It’s make-believe fun for kids. The ACLU says it’s bad for kids because it teaches children the wrong lessons on surveillance and personal privacy issues. Granted, many of us think that the whole Elf on a Shelf tradition is kind of creepy but isn’t it in line with what parents say to their kids about being good? Parents tell their children that Santa knows if they are naughty or nice, right? It’s an incentive to encourage good behavior. Santa is a magical figure for children and his elves are helpers. Everyone knows this.
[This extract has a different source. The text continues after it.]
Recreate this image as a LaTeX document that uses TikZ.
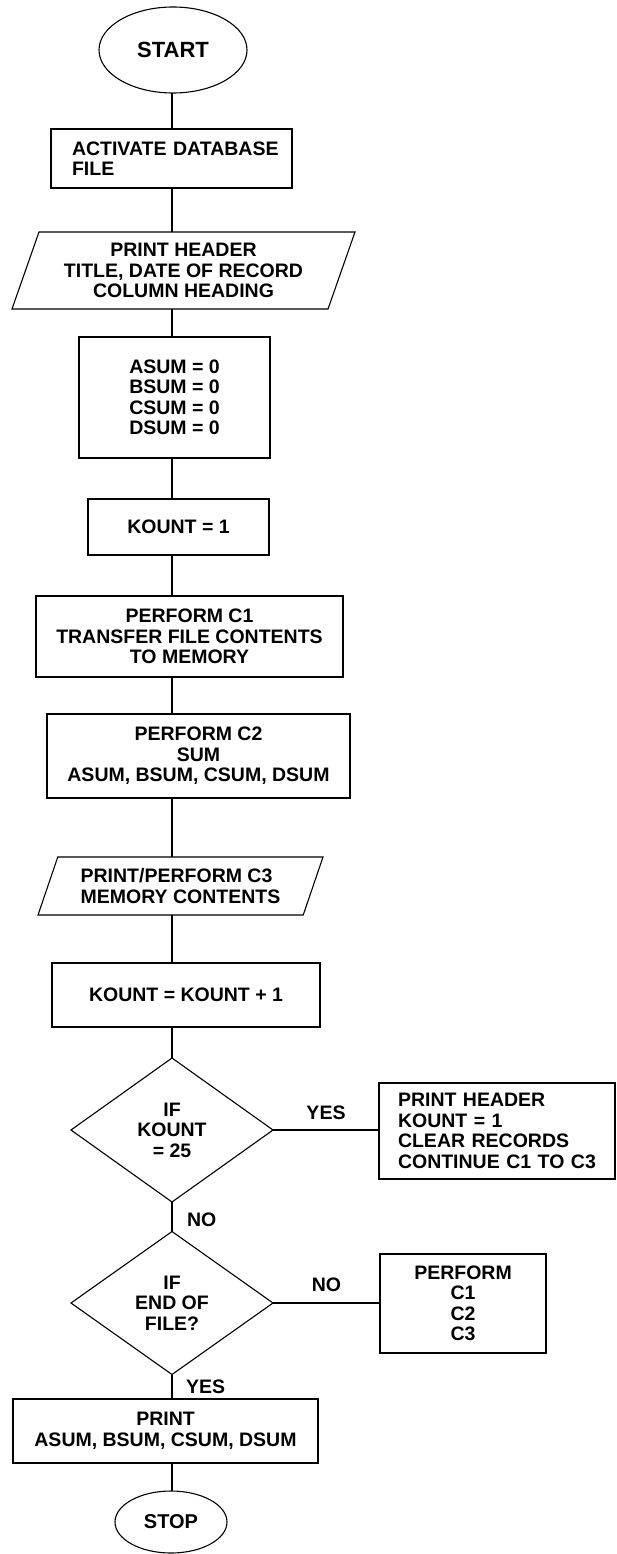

The ACLU makes the elves into nefarious characters acclimating children into accepting the premise that they are constantly under surveillance by an authority figure. Wasn’t that person Santa Claus before the elves began sitting on shelves? And, what about parents? It is literally the job of parents to keep an eye on children. Some psychologists say Elf on the Shelf encourages lying to children. They say the elves make children gullible. That’s a pretty big guilt trip to put on a make-believe character who is only in the family’s life for a few weeks each year. The same can be said of other seasonal childhood fantasies like Santa himself and the Easter Bunny. Isn’t it potentially creepy to imagine a stranger – Santa- coming into homes in the middle of the night? Or, a giant rabbit who walks upright and delivers baskets of treats, along with hiding eggs to hunt? Don’t those stories play on children’s gullibility?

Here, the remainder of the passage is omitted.